A sustainable approach to planning future finances

With many businesses’ heads being turned in the direction of supporting the environment, Members Goldby Wealth Management shares its best practice when applying sustainability to future finances.

  1. Think ahead

Having a plan is everything. Thinking about what you’ll need to earn as you retire is a great way to begin to think about how much to invest in a pension, that strategy should act like a compass in everything you do through life.

Thinking about setting the right insurances and protections in place is another way of safeguarding futures for families. And sometimes we understand life can be influx, circumstances change and so being agile enough to plan for unsettled periods is a sensible strategy.

  1. Get to know the products that are available to you and what it all means

Reading around the different products that are available on the investment market before seeking the help of an advisor is a good way to wise up.  There are some great books available which simplify and demystify the jargon. Getting information from a variety of sources is key…newspapers, magazines and books on the wealth management industry enabling people to make smart investment choices.

  1. Nurture great financial partnerships

Recommendation is the best way to find a Financial Adviser you trust and can work with.

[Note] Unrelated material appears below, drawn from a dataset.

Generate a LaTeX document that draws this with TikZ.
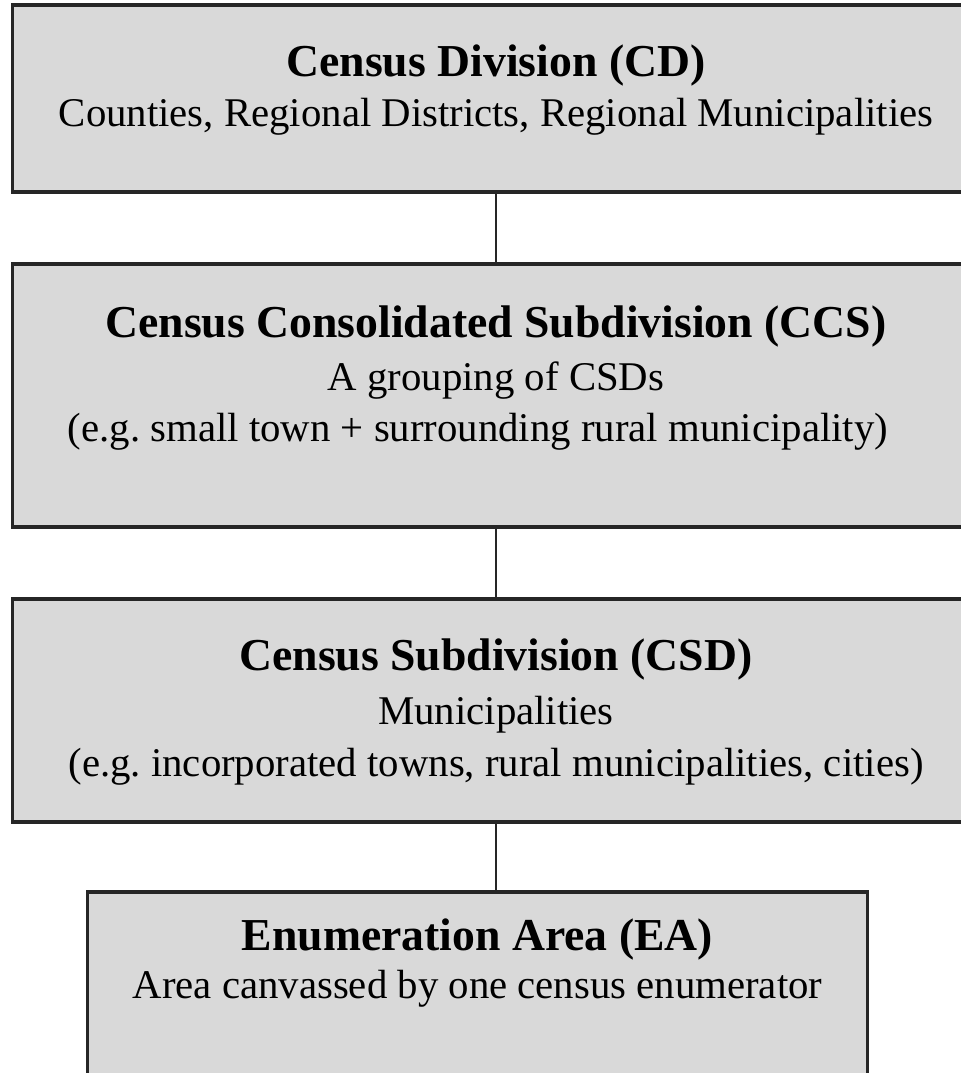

It’s a personal relationship so friends and family are a good source of information and give great real-life examples of where they have felt a good partnership has given them the financial security they set out to find. As with all relationships, putting time and effort in will bear better fruit! Communicating well and regularly is key.

It might also be that a wealth management picture is spread across different providers and keeping a handle of who these are will make life easier and simplifying is often the best approach.

  1. Review your wealth management picture regularly

As part of most wealth management strategies, a good financial adviser will have an annual review as part of their customer charter (as a minimum).  These reviews are important as investments will change (as the adverts say investments can down as well as up!) simple changes to portfolio choices can for example limit the peeks and troughs.

Quarterly touch points are recommended, and this can be through marketing materials such as newsletters, investment magazines or regular portfolio rebalancing reviews – these aren’t time consuming but keep people in touch with their advisers and investments.